A couple of things jump out if we look more carefully. First of all, the statements of the king being “hungry, thirsty, naked, a stranger, sick and in prison” were not mere metaphors that lead us to a deeper truth. They are factual statements about Jesus. Too often (as I have argued before) we, in the West, try to disconnect Jesus from his actual status as a homeless Jew from Nazareth (see Matt 8:20). It’s almost as if we can’t comprehend or even stomach the fact that Jesus was not at least a middle-class guy who had the same hopes and dreams as middle-class people trying to get ahead today might have.

This leads to a second observation, one that does have a call to response for the reader. We are to do more than reach out to the poor-we are called to invite them in. We often leave the message at reaching out because then we can preserve a safe distance from those who may be different and still feel as though we are living up to the call of Christ.
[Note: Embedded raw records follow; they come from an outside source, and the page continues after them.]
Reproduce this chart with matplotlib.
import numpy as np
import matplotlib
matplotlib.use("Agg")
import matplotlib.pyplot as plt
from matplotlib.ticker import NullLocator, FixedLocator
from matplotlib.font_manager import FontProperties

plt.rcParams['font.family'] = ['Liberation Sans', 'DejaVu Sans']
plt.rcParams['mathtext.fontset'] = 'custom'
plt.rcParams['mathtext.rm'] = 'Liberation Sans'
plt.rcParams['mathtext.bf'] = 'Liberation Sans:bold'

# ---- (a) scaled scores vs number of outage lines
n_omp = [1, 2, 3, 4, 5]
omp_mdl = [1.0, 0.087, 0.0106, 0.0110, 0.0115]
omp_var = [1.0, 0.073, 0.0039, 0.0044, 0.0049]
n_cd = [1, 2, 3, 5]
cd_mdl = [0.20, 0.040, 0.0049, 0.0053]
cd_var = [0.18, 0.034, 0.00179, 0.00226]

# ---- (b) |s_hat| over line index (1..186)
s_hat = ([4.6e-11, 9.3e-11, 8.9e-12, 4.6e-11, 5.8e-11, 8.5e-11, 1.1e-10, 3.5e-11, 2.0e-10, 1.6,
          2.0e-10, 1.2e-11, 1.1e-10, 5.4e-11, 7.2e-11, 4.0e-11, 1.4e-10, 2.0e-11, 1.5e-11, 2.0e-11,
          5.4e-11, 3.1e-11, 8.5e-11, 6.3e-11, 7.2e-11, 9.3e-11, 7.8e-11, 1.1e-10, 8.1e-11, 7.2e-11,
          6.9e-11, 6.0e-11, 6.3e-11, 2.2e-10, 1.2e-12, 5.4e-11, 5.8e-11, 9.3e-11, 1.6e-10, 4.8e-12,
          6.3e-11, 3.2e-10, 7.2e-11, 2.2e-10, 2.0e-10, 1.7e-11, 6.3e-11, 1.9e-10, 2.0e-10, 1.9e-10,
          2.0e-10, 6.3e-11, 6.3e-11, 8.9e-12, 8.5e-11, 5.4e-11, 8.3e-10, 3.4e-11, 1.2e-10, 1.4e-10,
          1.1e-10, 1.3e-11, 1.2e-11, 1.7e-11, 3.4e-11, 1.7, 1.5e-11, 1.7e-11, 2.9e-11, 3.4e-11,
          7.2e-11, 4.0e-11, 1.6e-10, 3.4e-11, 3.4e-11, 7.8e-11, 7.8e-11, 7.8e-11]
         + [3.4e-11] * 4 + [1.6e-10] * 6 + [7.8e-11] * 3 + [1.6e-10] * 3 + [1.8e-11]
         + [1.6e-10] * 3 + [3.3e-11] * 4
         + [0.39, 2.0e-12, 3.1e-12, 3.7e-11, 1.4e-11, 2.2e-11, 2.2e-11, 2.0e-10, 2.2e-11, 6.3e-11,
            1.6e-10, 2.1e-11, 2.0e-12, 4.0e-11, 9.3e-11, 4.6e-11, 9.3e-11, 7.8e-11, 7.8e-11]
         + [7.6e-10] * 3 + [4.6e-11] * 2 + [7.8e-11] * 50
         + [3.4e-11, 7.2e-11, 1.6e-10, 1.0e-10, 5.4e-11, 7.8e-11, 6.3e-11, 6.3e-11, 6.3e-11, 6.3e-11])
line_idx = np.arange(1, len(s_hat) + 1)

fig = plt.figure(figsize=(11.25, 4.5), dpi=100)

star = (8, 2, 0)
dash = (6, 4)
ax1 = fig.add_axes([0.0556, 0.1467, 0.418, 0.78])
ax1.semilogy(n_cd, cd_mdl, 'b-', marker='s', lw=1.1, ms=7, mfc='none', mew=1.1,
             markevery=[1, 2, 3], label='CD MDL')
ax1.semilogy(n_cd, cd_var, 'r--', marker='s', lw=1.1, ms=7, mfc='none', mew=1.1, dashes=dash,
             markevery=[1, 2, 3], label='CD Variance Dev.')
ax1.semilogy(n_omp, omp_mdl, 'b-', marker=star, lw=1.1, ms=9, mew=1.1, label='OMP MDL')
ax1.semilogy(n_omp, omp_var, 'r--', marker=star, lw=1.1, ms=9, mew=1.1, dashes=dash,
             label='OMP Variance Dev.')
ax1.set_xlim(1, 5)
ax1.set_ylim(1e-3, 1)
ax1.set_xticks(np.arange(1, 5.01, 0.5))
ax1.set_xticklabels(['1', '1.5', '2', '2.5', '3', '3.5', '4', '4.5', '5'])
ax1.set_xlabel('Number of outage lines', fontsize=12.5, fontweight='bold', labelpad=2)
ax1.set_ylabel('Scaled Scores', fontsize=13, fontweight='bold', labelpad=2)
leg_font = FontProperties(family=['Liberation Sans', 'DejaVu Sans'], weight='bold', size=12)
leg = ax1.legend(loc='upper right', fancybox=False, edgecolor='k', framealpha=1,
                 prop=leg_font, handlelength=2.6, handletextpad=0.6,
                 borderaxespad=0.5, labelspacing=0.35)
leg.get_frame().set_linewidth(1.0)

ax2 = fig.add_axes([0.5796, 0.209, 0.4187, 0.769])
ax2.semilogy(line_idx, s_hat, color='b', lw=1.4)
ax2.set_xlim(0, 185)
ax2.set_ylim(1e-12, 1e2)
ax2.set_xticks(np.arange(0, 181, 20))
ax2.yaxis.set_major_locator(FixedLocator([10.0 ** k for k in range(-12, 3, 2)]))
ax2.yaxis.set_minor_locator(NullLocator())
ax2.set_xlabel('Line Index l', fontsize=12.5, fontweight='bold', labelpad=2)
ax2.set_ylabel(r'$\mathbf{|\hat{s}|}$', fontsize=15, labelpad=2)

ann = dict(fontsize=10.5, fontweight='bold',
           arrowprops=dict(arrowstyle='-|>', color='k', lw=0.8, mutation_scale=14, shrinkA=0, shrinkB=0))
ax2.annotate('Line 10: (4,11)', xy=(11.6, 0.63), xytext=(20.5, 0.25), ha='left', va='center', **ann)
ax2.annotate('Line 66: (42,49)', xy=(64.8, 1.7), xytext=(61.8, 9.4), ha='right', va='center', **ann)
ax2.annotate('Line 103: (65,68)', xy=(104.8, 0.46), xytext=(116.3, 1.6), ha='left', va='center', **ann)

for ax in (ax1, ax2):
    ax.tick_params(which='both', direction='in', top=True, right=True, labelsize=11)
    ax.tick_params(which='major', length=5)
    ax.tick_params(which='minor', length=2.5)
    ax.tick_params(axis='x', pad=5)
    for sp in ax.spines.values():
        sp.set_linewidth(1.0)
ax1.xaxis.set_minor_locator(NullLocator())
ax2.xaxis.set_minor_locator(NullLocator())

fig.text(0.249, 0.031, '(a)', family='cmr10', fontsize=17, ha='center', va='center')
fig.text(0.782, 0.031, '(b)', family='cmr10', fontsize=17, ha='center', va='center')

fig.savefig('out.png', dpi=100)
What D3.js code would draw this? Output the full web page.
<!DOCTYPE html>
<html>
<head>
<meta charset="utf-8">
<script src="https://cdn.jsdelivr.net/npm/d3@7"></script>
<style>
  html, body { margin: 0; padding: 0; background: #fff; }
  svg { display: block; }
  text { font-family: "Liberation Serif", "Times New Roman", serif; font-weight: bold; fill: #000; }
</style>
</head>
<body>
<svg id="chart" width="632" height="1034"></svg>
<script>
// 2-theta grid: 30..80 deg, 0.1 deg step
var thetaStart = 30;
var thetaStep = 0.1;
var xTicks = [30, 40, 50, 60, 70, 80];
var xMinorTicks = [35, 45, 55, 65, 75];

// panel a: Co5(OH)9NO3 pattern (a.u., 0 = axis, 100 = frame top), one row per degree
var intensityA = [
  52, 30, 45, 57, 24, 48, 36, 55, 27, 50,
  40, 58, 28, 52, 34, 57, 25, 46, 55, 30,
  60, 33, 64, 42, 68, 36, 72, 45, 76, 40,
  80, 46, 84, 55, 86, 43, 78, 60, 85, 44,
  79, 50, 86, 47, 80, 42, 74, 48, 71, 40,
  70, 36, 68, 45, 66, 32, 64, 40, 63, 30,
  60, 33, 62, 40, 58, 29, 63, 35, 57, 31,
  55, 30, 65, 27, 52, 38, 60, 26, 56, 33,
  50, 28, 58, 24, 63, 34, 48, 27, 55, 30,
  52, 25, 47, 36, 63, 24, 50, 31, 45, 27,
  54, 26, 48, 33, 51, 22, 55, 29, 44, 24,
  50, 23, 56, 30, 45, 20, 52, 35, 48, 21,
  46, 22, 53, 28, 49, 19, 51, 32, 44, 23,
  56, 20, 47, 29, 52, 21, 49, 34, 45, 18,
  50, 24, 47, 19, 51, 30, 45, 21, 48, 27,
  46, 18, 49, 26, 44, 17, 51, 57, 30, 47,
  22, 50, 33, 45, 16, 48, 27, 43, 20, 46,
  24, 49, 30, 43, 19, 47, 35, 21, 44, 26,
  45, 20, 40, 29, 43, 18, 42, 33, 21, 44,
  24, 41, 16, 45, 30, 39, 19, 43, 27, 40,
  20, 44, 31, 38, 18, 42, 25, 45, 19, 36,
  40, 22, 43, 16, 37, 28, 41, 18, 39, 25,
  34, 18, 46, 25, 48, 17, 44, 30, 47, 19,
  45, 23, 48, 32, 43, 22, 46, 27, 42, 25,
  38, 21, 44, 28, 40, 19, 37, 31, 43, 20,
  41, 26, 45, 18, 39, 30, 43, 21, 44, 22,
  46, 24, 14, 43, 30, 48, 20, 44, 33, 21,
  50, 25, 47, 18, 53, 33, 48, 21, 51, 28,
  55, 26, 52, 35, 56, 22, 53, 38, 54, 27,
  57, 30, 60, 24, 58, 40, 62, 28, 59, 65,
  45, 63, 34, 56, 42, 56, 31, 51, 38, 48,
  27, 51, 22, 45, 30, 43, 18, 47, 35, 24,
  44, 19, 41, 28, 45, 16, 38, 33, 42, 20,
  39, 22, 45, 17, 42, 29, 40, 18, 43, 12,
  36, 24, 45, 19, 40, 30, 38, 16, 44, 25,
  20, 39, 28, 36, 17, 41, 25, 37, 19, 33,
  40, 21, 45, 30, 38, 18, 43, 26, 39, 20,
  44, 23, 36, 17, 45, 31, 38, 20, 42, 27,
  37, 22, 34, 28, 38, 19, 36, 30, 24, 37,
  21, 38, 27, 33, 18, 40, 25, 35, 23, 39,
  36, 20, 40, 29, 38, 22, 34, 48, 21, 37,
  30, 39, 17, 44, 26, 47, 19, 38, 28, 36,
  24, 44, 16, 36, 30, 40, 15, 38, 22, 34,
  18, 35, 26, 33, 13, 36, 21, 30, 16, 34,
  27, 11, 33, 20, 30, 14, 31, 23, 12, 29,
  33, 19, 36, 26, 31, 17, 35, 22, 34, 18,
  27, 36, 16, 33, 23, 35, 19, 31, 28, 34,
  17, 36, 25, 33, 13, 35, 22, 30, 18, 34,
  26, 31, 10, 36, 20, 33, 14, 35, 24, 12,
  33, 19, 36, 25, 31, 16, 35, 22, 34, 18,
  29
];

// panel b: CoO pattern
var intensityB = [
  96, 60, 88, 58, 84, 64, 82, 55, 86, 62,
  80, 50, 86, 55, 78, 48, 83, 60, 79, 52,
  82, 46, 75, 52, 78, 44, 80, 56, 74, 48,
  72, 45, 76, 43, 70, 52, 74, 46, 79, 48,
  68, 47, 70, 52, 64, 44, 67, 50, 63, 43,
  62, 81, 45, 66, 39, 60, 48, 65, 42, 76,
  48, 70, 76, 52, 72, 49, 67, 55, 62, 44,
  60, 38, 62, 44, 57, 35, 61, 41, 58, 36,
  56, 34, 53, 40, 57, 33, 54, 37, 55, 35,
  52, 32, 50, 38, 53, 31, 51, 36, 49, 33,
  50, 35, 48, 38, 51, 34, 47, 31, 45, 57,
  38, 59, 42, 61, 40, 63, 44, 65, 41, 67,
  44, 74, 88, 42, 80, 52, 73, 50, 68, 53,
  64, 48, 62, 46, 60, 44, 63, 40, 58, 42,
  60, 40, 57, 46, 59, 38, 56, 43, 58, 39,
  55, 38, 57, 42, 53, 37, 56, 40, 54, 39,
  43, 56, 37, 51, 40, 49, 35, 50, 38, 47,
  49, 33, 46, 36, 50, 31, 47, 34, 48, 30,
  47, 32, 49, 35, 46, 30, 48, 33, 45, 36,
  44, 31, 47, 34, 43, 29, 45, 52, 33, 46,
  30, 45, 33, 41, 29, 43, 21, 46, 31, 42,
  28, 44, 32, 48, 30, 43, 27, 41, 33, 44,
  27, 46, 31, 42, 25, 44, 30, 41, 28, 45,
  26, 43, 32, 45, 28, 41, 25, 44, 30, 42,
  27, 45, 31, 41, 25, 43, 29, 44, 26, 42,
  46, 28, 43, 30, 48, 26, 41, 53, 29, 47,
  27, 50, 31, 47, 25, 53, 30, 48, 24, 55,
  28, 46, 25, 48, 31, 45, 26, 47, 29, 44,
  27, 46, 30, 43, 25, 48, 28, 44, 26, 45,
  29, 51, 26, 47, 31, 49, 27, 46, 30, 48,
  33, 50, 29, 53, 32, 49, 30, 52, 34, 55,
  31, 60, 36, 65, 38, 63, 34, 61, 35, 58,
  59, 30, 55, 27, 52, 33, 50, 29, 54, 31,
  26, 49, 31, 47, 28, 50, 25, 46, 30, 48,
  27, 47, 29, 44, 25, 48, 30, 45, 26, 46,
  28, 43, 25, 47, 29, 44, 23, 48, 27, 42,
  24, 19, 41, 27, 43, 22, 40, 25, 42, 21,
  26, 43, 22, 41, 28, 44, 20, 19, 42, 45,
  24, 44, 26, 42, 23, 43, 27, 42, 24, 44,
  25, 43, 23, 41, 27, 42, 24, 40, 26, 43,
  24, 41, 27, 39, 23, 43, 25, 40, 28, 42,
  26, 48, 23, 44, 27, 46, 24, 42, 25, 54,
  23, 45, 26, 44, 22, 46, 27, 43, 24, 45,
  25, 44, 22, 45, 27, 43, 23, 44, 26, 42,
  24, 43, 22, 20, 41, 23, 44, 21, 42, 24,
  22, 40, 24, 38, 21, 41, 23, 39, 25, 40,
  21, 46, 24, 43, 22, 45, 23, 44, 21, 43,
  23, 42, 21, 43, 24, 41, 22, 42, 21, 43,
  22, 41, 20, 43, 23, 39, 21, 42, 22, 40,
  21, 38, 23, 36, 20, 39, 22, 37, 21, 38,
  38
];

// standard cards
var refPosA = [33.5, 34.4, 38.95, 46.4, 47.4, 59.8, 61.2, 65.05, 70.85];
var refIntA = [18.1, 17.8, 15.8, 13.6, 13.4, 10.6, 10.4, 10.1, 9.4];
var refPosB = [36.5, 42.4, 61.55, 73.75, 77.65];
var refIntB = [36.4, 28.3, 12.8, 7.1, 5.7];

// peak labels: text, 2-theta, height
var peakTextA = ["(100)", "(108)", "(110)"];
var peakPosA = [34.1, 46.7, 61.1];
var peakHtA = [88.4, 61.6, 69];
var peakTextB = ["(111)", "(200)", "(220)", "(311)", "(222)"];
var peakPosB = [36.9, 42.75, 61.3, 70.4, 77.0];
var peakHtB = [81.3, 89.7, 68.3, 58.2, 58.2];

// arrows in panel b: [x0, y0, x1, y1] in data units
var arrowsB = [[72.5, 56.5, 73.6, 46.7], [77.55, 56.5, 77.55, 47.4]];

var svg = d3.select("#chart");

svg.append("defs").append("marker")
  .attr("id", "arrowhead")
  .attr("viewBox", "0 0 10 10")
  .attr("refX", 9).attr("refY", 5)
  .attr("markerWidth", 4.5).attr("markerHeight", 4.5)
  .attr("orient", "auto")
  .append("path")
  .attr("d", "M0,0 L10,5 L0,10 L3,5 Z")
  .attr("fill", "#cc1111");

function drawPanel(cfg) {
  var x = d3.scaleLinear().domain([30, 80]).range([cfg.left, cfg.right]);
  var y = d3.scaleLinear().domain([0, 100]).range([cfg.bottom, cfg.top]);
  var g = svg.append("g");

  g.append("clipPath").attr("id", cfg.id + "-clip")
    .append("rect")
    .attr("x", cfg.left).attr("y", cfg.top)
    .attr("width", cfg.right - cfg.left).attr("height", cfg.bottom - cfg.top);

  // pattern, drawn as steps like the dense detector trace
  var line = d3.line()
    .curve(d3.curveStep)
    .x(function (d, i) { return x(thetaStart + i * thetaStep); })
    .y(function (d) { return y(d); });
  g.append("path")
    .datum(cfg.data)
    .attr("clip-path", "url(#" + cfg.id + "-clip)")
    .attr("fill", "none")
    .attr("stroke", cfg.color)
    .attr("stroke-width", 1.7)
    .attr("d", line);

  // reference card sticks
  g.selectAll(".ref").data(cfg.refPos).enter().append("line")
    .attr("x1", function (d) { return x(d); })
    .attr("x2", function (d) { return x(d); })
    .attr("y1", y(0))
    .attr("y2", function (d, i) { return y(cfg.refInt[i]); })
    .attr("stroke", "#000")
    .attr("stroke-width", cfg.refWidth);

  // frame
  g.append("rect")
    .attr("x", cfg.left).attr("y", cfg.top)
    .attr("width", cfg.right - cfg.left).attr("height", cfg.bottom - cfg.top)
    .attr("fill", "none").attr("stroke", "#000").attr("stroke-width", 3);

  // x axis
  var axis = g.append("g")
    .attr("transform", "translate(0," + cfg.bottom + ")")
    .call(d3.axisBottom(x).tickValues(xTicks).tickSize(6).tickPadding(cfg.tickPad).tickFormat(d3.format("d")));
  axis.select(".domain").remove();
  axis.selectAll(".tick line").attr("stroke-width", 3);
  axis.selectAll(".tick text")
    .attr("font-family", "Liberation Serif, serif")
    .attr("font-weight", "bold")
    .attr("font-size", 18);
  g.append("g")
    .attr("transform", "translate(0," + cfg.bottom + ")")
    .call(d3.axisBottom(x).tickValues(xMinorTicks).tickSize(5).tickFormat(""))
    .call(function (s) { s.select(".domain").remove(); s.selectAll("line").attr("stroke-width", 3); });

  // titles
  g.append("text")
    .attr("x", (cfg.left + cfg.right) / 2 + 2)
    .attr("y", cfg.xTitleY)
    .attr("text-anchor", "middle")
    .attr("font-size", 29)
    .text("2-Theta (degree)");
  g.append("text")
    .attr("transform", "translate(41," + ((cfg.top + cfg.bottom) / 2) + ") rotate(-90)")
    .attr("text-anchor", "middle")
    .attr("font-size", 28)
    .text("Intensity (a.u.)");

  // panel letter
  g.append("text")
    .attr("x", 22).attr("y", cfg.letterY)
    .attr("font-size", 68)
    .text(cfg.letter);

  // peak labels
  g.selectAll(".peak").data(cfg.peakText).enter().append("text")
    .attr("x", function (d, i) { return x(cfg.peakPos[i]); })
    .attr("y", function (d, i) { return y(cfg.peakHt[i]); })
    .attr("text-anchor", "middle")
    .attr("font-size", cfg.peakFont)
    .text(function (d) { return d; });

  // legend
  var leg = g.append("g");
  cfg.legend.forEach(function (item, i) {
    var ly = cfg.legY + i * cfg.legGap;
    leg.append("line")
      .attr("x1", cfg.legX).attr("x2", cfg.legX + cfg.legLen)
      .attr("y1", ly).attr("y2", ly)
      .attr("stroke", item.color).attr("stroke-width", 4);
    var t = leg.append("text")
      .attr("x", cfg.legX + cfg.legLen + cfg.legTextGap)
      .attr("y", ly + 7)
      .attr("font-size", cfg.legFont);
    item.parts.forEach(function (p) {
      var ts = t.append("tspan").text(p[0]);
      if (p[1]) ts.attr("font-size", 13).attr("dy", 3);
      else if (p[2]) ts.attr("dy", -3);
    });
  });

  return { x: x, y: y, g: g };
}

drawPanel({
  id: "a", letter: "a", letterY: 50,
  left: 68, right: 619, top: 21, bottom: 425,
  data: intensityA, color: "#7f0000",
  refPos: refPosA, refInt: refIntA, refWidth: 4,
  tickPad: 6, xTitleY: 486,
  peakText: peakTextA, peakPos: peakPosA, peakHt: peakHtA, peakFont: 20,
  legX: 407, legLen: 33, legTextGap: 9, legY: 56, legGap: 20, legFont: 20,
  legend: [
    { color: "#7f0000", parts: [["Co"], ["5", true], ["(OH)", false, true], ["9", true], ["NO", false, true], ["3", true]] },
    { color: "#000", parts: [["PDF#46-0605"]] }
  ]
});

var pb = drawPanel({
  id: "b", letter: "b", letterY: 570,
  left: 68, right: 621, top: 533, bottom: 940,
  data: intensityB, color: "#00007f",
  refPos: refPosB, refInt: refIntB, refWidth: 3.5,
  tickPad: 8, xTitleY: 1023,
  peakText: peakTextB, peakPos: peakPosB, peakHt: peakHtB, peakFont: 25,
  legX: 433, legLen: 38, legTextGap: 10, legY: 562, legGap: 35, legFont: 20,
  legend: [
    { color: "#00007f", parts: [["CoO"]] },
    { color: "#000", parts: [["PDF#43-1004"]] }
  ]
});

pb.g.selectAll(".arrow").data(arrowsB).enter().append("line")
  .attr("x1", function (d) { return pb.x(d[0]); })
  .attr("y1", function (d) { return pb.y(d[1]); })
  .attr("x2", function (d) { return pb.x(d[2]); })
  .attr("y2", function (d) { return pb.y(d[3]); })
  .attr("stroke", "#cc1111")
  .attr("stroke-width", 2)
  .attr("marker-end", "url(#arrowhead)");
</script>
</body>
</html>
But we find here this passage is more than a mere call to increase charitable giving. This is meant to mean more than inspiring a little more of a giving attitude after a holiday season centered around consuming as much as we can. Now I am well aware that for many, more giving is a crucial first step. And I would say that for many in our churches we should encourage and praise such activity. This type of activity can and should, with the help of the Holy Spirit, lead to a transformative change in even our most selfish attitudes. But we can not treat this as the end-game. We are to stretch ourselves more and more when it comes to how we relate and give to the poor. This is not to be merely financial-that is too easy. We are to stretch and give of our time and our very selves. One must even ask the very difficult question-at what point do we consider giving until we become one of the poor? I do not have an answer to that besides the fact that we must take very seriously Jesus’ other calls to us to take up our crosses and give away all that we have in order to follow him. I admit I can not do that. This is a great example of how we, as pastors, can only point to the example of Jesus in the text as a call to ALL of us.

And finally, what if we expanded the implications of this text beyond the financially poor? It is often an easy way out for us to limit the call of Christ to reach out if we can contain it within a certain demographic. Our human nature then leads us to make that demographic beholden to the fact that we reached out in the first place. We are always the stronger and they are the weaker and we don’t hesitate in reminding them of that. But what if this text calls us to reach out and welcome the stranger who is a CEO? And what if we are to reach out to and visit the actual prisoner who hurt another person? And what if we care called to break bread and share the cup with those who have hurt us and those whom we even hate? After all, they need the bread and cup of life just as much as we do.

This is not an easy text because it does not limit who we are to reach out to as much as we might want it to. This text calls us to stretch our notion of what reaching out to the poor means and whether it means we are actually to become poor ourselves in the process. The text also calls us to reach beyond the poor and touch those we may resent, those we don’t think need such a message of salvation, and even (and especially) those we dislike. But more importantly, this text reminds us to take such notions seriously because we have a God who was a homeless Jew from Nazareth that, by the very grace he embodied, came to us that we, in our poor and impoverished state, may know what salvation through such a Christ might look like. It is VERY different from what we may know as life. And thank God for that!

NOTE FROM THE AUTHOR: This is my last post of 2009. I started this blog in September and have fallen in love with it. I hope to continue my musings and questions in 2010. I wish you all a very happy and healthy 2010! May the grace of our Lord Jesus Christ, the love of God, and the fellowship and communion of the Holy Spirit be with you in the New Year.